Since 2024, the local population and the Canarian diaspora have therefore regularly taken their protest to the streets. For this Sunday, May 18, the alliance announced renewed rallies and demonstrations in the Canary Islands, in several Spanish cities, and also in Berlin against the almost unlimited European mass tourism.

In April 2024, ten activists from the Canarias Se Agota (Canarians Disappear) group went on hunger strike in Tenerife under the slogan "nuestros cuerpos por nuestra tierra" (our bodies, our land). Six of the ten activists endured the strike for 19 days. Recently, large sections of service and catering workers also went on strike for higher wages and better working conditions.

Tourism associations accuse the protesting island population of attacking their own livelihood.

During this year's Semana Santa – Holy Week, a crucial holiday for Spanish tourism – approximately 80,000 workers in the western Canary Islands went on strike, according to unions. Shortly before, unions and employers on the eastern islands reached an agreement. According to a local media outlet, workers in the hotel and restaurant sector were granted a nine percent wage increase and a one-time payment of €650.

Tourism associations accuse the protesting islanders of attacking their own livelihoods. The tourism industry accounts for approximately 35 percent of the Canary Islands' economic output. However, people working in the service and hotel sectors have felt little of this economic upturn, Alistair Adam Hernández, a member of the co-organizing organization Asocación Tinerfeña de Amigos de la Naturaleza (ATAN), told nd. "Tourism, as it is currently organized, doesn't generate added value for the islands—it extracts it," he says.

Although the Canary Islands' GDP (still by 5.4 percent in 2024, but with a downward trend) is increasing in parallel with tourism, the quality of life is declining, according to Adam Hernández. In 2024 alone, approximately 16 million people visited the archipelago off the North African coast, 21.7 percent of whom were German tourists. The local statistics institute recorded another record number in the first quarter of this year.

The labor dispute in the service sector is also occurring at a time when the housing market is tight. Rent prices in the Santa Cruz de Tenerife region rose by 21.9 percent over the past year.

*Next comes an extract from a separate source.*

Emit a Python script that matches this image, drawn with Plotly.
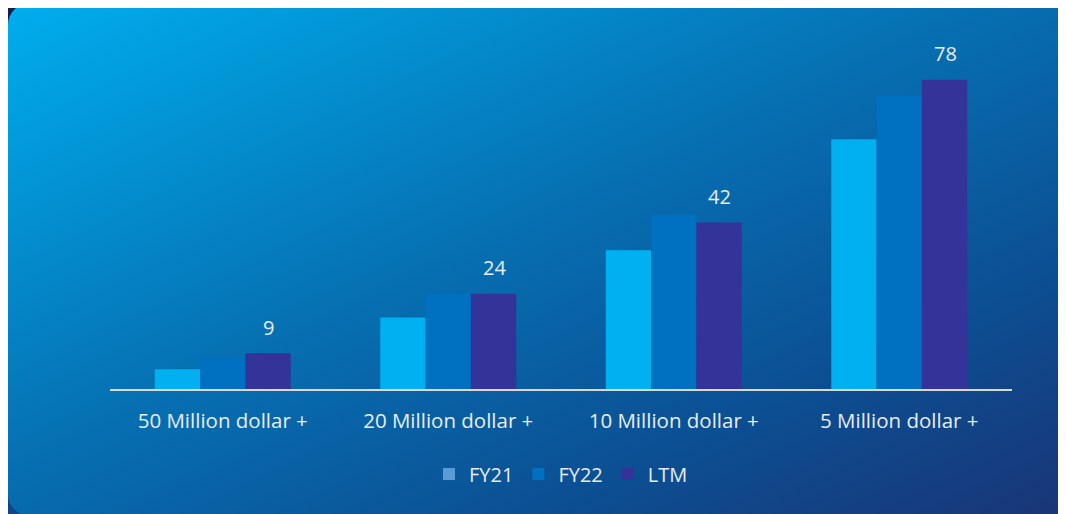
import base64
import plotly.graph_objects as go

categories = ["50 Million dollar +", "20 Million dollar +", "10 Million dollar +", "5 Million dollar +"]
fy21 = [5, 18, 35, 63]
fy22 = [8, 24, 44, 74]
ltm = [9, 24, 42, 78]

W, H = 1066, 514
OFF = 8  # page body margin offset
ML, MR, MT, MB = 110 - OFF, 54 + OFF, 50 - OFF, 125 + OFF
PW, PH = W - ML - MR, H - MT - MB

FONT = "Open Sans, Noto Sans, sans-serif"
TXT = "#E6EDF5"

svg = f'''<svg xmlns="http://www.w3.org/2000/svg" width="{W}" height="{H}" viewBox="0 0 {W} {H}" preserveAspectRatio="none">
<defs>
<linearGradient id="o" x1="0" y1="0" x2="0.3" y2="1">
<stop offset="0" stop-color="#131E50"/><stop offset="1" stop-color="#124A8C"/></linearGradient>
<linearGradient id="g" x1="0" y1="0" x2="1" y2="1">
<stop offset="0" stop-color="#00AEEE"/><stop offset="0.45" stop-color="#0670B2"/><stop offset="0.75" stop-color="#0C4E92"/><stop offset="1" stop-color="#1A3475"/></linearGradient>
</defs>
<rect x="0" y="0" width="{W}" height="{H}" fill="url(#o)"/>
<rect x="0" y="-5" width="1080" height="513" rx="22" ry="22" fill="url(#g)"/>
</svg>'''
src = "data:image/svg+xml;base64," + base64.b64encode(svg.encode()).decode()

fig = go.Figure()
fig.add_bar(x=categories, y=fy21, name="FY21", marker_color="#00B0F0", showlegend=False, offsetgroup="a")
fig.add_bar(x=categories, y=fy22, name="FY22", marker_color="#0070C0", offsetgroup="b")
fig.add_bar(x=categories, y=ltm, name="LTM", marker_color="#333399", offsetgroup="c")
# legend swatch for FY21 uses a lighter tone in the reference
fig.add_bar(x=categories, y=[None] * len(categories), name="FY21", marker_color="#5B9BD5",
            legendrank=1, hoverinfo="skip", offsetgroup="a")
for tr in fig.data:
    tr.marker.line.width = 0

for c, v in zip(categories, ltm):
    fig.add_annotation(x=c, y=v, text=str(v), showarrow=False, xshift=46, yshift=26,
                       font=dict(family=FONT, size=20, color=TXT))

fig.update_layout(
    width=W, height=H,
    margin=dict(l=ML, r=MR, t=MT, b=MB),
    paper_bgcolor="#131E50", plot_bgcolor="rgba(0,0,0,0)",
    barmode="group", bargap=0.397, bargroupgap=0,
    font=dict(family=FONT, color=TXT, size=20),
    showlegend=True,
    legend=dict(orientation="h", x=0.5, xanchor="center", y=(MT + PH - (474 - OFF)) / PH, yanchor="middle",
                font=dict(size=20, color=TXT), bgcolor="rgba(0,0,0,0)", itemwidth=30,
                traceorder="normal"),
    xaxis=dict(showline=True, linecolor="#D9D9D9", linewidth=2, ticks="", showgrid=False,
               tickfont=dict(size=20.5, color=TXT), ticklabelstandoff=12, fixedrange=True),
    yaxis=dict(range=[0, PH / 3.966], visible=False, showgrid=False, fixedrange=True),
    images=[dict(source=src, xref="paper", yref="paper", x=-ML / PW, y=1 + MT / PH,
                 sizex=W / PW, sizey=H / PH, sizing="stretch", layer="below",
                 xanchor="left", yanchor="top")],
)
fig.write_html("out.html")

This is twice the increase compared to the Spanish average. One reason for this is that homeowners prefer to rent out their properties at high prices as vacation rentals rather than at moderate prices to locals, explains Adam Hernández.

The high prices of vacation rentals and the lack of rental apartments for non-tourist purposes are increasingly forcing locals out of the cities. "It is urgently necessary to stop the construction of new tourism complexes and regulate vacation rentals," states a press release from the Canary Islands at the Limit alliance. Furthermore, a tourism freeze is necessary to develop a more sustainable tourism strategy.

Nevertheless, Adam Hernández emphasizes that "the broad alliance is not personally directed against tourists who are simply taking advantage of an existing offer." Rather, it is the politicians they are holding accountable with their protest. For example, the municipal and state administration are regularly implicated in corruption scandals involving the construction and hotel industries.

Lobbying also leads to extremely liberal land-use regulations, which allow the construction of additional hotel complexes in ecologically critical locations. The alliance argues that the Canary Islands, home to approximately 2.2 million people, are particularly worthy of protection. Due to their geographical and historical-political location, they are a biodiversity hotspot and known for their multiculturalism.

The islanders have long since recognized the problem, says Adam Hernández. "There is currently a loud social debate about how we as the local population can regain more decision-making power in order to permanently change the economic model." The Canarian-born resident also hopes to gain new forces in the parliamentary opposition to address this issue.